There seems to have arisen around this race the idea that candidate Carson’s Islamic faith should not be talked about and should definitely not be questioned. At times the light has broken through in a few blog posts or a radio show but overall the approach as been one of silence.
Our founding father’s were quite wise when they included a prohibition against religious tests for public office in the Constitution. It is never right for the government to force any particular religious beliefs upon an individual. However, it is quite all right for citizens to carefully examine the religious beliefs of those who voluntarily run for public office. Contrary to what seems to be the persuasion of some, one’s religion plays a very important role in determining his or her view of government and government policy and it is important that we clarify that a candidate’s religious beliefs are not contrary to the principles of liberty. We should not demand absolute agreement from candidates on religious issues, but we should demand that they adhere to and respect our institutions of freedom.
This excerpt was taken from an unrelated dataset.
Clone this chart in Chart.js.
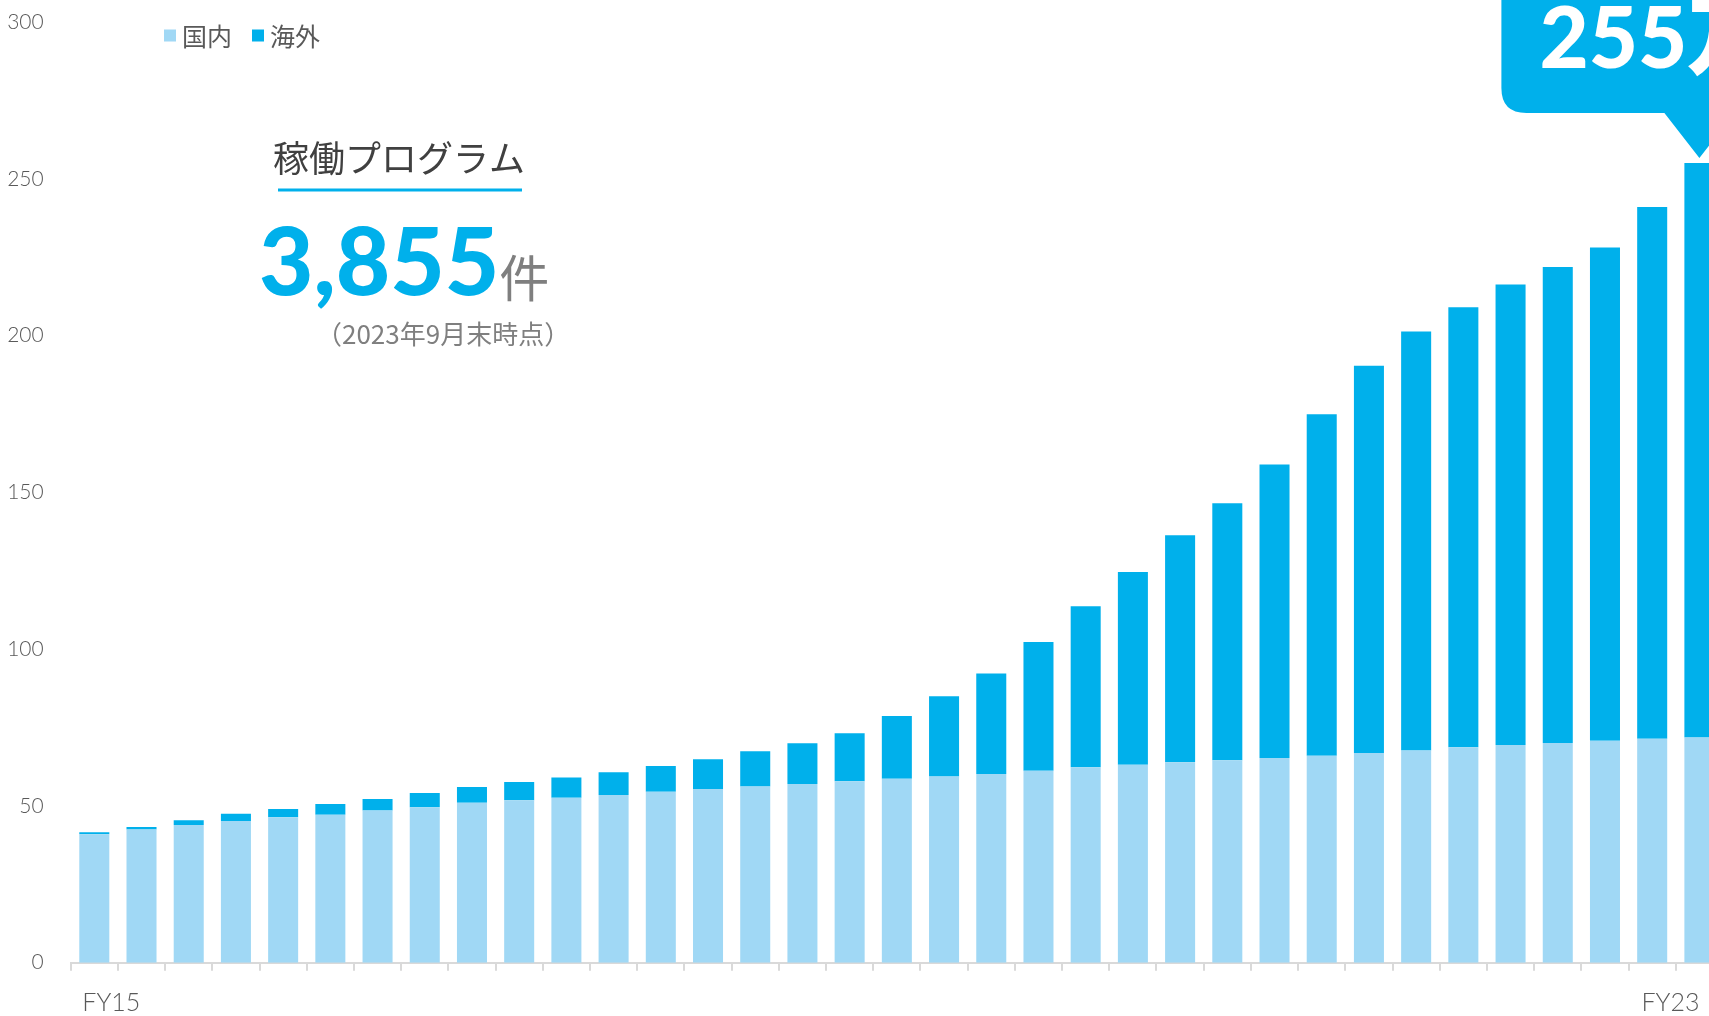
<!DOCTYPE html>
<html lang="ja">
<head>
<meta charset="UTF-8">
<title>稼働プログラム</title>
<script src="https://cdn.jsdelivr.net/npm/chart.js"></script>
<style>
  html, body { margin: 0; padding: 0; overflow: hidden; background: #fff; }
  canvas { display: block; }
</style>
</head>
<body>
<canvas id="programChart" width="1760" height="1016"></canvas>
<script>
// quarters, FY15 1Q .. FY23 3Q
const periods = [
  'FY15 1Q', 'FY15 2Q', 'FY15 3Q', 'FY15 4Q',
  'FY16 1Q', 'FY16 2Q', 'FY16 3Q', 'FY16 4Q',
  'FY17 1Q', 'FY17 2Q', 'FY17 3Q', 'FY17 4Q',
  'FY18 1Q', 'FY18 2Q', 'FY18 3Q', 'FY18 4Q',
  'FY19 1Q', 'FY19 2Q', 'FY19 3Q', 'FY19 4Q',
  'FY20 1Q', 'FY20 2Q', 'FY20 3Q', 'FY20 4Q',
  'FY21 1Q', 'FY21 2Q', 'FY21 3Q', 'FY21 4Q',
  'FY22 1Q', 'FY22 2Q', 'FY22 3Q', 'FY22 4Q',
  'FY23 1Q', 'FY23 2Q', 'FY23 3Q'
];
const axisEnds = ['FY15', 'FY23'];

const domestic = [
  41.0, 42.5, 43.9, 45.2, 46.4, 47.2, 48.5, 49.6, 51.0, 51.8,
  52.6, 53.5, 54.5, 55.4, 56.2, 57.0, 57.9, 58.7, 59.4, 60.2,
  61.2, 62.3, 63.1, 63.9, 64.6, 65.3, 66.0, 66.9, 67.7, 68.7,
  69.4, 70.1, 70.8, 71.4, 71.8
];
const overseas = [
  0.6, 0.8, 1.5, 2.3, 2.6, 3.4, 3.7, 4.5, 5.0, 5.8,
  6.5, 7.2, 8.2, 9.5, 11.2, 13.0, 15.3, 20.0, 25.6, 32.0,
  41.1, 51.4, 61.5, 72.4, 81.9, 93.6, 108.9, 123.5, 133.6, 140.3,
  146.9, 151.8, 157.3, 169.6, 183.2
];
const yTicks = [0, 50, 100, 150, 200, 250, 300];

const LIGHT = '#a0d8f5';
const BLUE = '#00b0eb';
const GREY = '#595959';

const overlay = {
  id: 'overlay',
  afterDraw(chart) {
    const ctx = chart.ctx;
    const area = chart.chartArea;
    const lastIdx = periods.length - 1;
    const firstBar = chart.getDatasetMeta(0).data[0];
    const topBar = chart.getDatasetMeta(1).data[lastIdx];
    ctx.save();

    // first / last period under the axis
    ctx.font = '300 25px Lato';
    ctx.fillStyle = GREY;
    ctx.textBaseline = 'middle';
    ctx.textAlign = 'left';
    ctx.fillText(axisEnds[0], firstBar.x - 12, area.bottom + 40);
    ctx.textAlign = 'right';
    ctx.fillText(axisEnds[1], topBar.x, area.bottom + 40);

    // legend
    ctx.textAlign = 'left';
    ctx.font = '25px "Noto Sans CJK JP"';
    let lx = 164;
    chart.data.datasets.forEach(ds => {
      ctx.fillStyle = ds.backgroundColor;
      ctx.fillRect(lx, 29.5, 12, 12);
      ctx.fillStyle = GREY;
      ctx.fillText(ds.label, lx + 18, 36);
      lx += 18 + ctx.measureText(ds.label).width + 20;
    });

    // headline block
    ctx.fillStyle = '#404040';
    ctx.font = '36px "Noto Sans CJK JP"';
    ctx.fillText('稼働プログラム', 273, 158.5);
    ctx.fillStyle = BLUE;
    ctx.fillRect(278, 188.5, 244, 3);
    ctx.font = '900 94px Lato';
    ctx.textBaseline = 'alphabetic';
    ctx.fillText('3,855', 259, 295);
    const numW = ctx.measureText('3,855').width;
    ctx.fillStyle = '#7f7f7f';
    ctx.textBaseline = 'middle';
    ctx.font = '50px "Noto Sans CJK JP"';
    ctx.fillText('件', 259 + numW, 278);
    ctx.font = '26px "Noto Sans CJK JP"';
    ctx.fillText('（2023年9月末時点）', 316, 334.5);

    // callout over the latest bar
    const total = domestic[lastIdx] + overseas[lastIdx];
    const tipX = topBar.x, tipY = topBar.y - 5;
    const boxB = tipY - 45, boxL = tipX - 198, r = 25;
    ctx.fillStyle = BLUE;
    ctx.beginPath();
    ctx.moveTo(boxL, -40);
    ctx.lineTo(boxL, boxB - r);
    ctx.quadraticCurveTo(boxL, boxB, boxL + r, boxB);
    ctx.lineTo(tipX - 35, boxB);
    ctx.lineTo(tipX, tipY);
    ctx.lineTo(tipX + 35, boxB);
    ctx.lineTo(chart.width + 10, boxB);
    ctx.lineTo(chart.width + 10, -40);
    ctx.closePath();
    ctx.fill();
    ctx.fillStyle = '#fff';
    ctx.font = '900 85px Lato, "Noto Sans CJK JP"';
    ctx.textBaseline = 'alphabetic';
    ctx.fillText(Math.round(total) + '万', boxL + 38, 68);
    ctx.restore();
  }
};

new Chart(document.getElementById('programChart'), {
  type: 'bar',
  data: {
    labels: periods,
    datasets: [
      { label: '国内', data: domestic, backgroundColor: LIGHT },
      { label: '海外', data: overseas, backgroundColor: BLUE }
    ]
  },
  options: {
    responsive: false,
    animation: false,
    layout: { padding: { top: 22, right: 37, left: 0, bottom: 0 } },
    datasets: { bar: { categoryPercentage: 1, barPercentage: 0.636 } },
    plugins: { legend: { display: false }, tooltip: { enabled: false } },
    scales: {
      x: {
        stacked: true,
        afterFit: s => { s.height = 53.3; s.paddingLeft = 0; s.paddingRight = 0; },
        border: { color: '#d9d9d9', width: 2 },
        grid: { drawOnChartArea: false, drawTicks: true, tickLength: 8, color: '#d9d9d9', lineWidth: 2 },
        ticks: { display: false }
      },
      y: {
        stacked: true,
        min: 0,
        max: 300,
        afterFit: s => { s.width = 70.7; s.paddingTop = 0; s.paddingBottom = 0; },
        afterBuildTicks: s => { s.ticks = yTicks.map(v => ({ value: v })); },
        border: { display: false },
        grid: { display: false, drawTicks: false },
        ticks: { padding: 27, color: GREY, font: { family: 'Lato', size: 21, weight: '300' } }
      }
    }
  },
  plugins: [overlay]
});
</script>
</body>
</html>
Andre Carson needs to be given the opportunity to publicly distance himself from those Muslims who seek to destroy our country, our allies and our freedom. Voters deserve to know where their prospective congressman stands on issues like America’s continued military engagement with Islamic terrorists (not just Iraq), the position of Sharia law in relation U.S. law, religious liberty, and on the list could go.
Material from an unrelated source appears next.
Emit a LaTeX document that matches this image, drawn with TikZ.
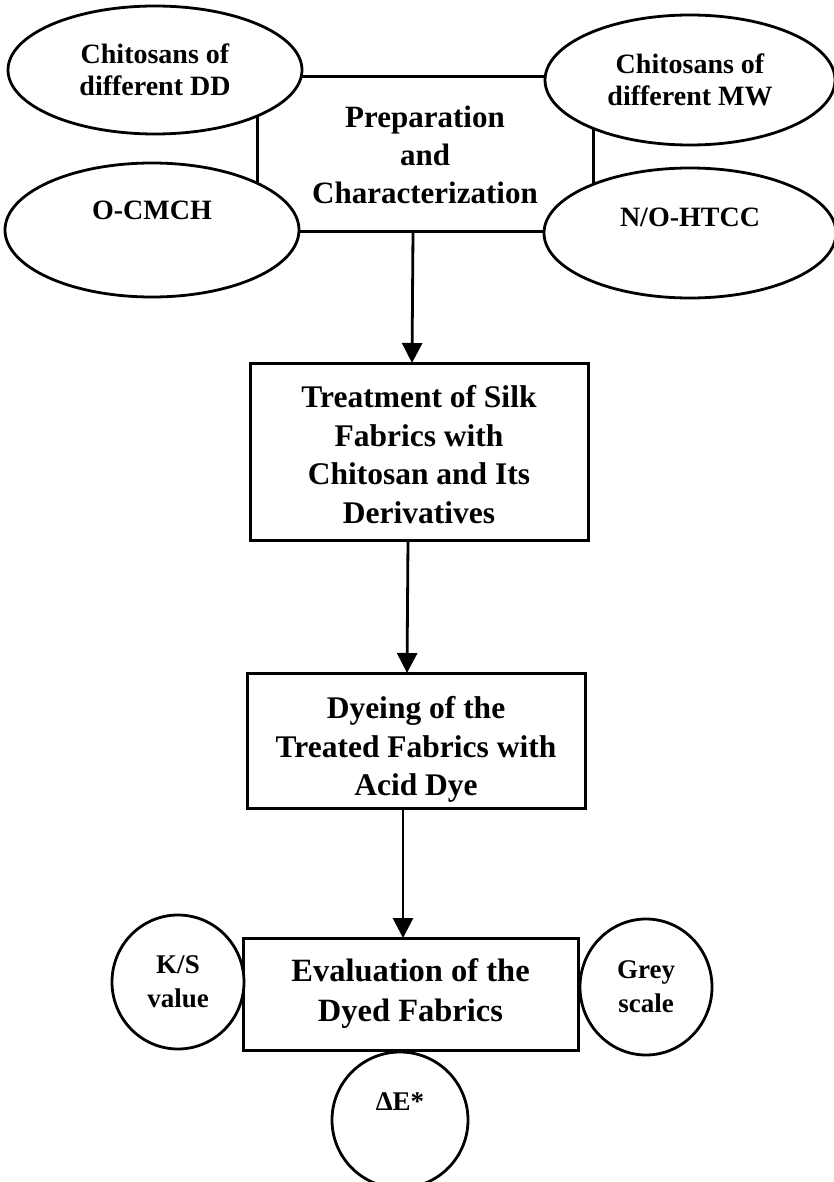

A second issue being tip-toed around is Carson’s ties to the Council on American-Islamic Relations, or “CAIR” for short. The Muslim Link ran an article on Feb. 29th about a fundraiser held for Carson at CAIR’s Washington, D.C. office. Numerous people of influence and importance within the CAIR network came and donated what appear to be substantial sums of money to Carson’s campaign.
There is nothing wrong with a candidate raising money from fellow religious believers, but attending a CAIR hosted fundraiser and accepting CAIR’s support raises serious questions about Carson’s judgment. CAIR is an organization that periodically finds itself advocating on the wrong side of whatever issue is on the table. When a group of Imams were arrested after acting suspiciously at an airport and taking up seats in the same pattern as the 9/11 hijackers, it was CAIR who came to their defense. When Congress started investigating CAIR’s suspicious ties to terrorist front groups masquerading as charities, they offered CAIR the opportunity to deny the mounting terror charges under oath. CAIR refused to deny the charges under oath.
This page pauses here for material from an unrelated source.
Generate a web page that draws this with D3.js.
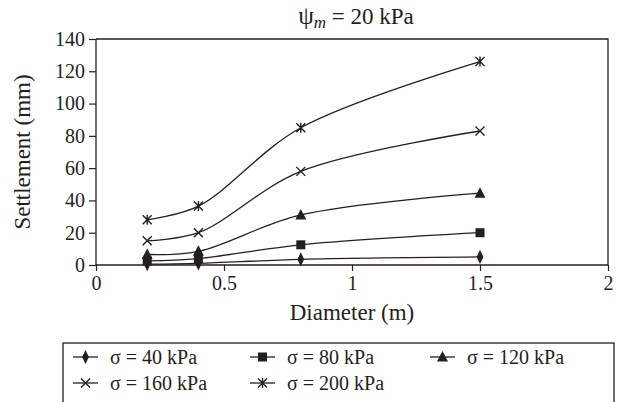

Before 9/11 Omar Ahmad, the founder of CAIR, declared “Islam isn’t in America to be equal to any other faith, but to become dominant. The Quran should be the highest authority in America, and Islam the only accepted religion on Earth.” Various CAIR employees have been convicted on federal charges relating to terrorism.
The fact that a candidate who wishes to be a member of the United States Congress, a body charged with passing laws protecting the American people and funding the agencies and armed forces that keep us safe, accepts the support of an organization with such suspicious ties, is indicative of his lack of judgment at best and at worst his lack of concern for the office he is seeking and the duties that it involves.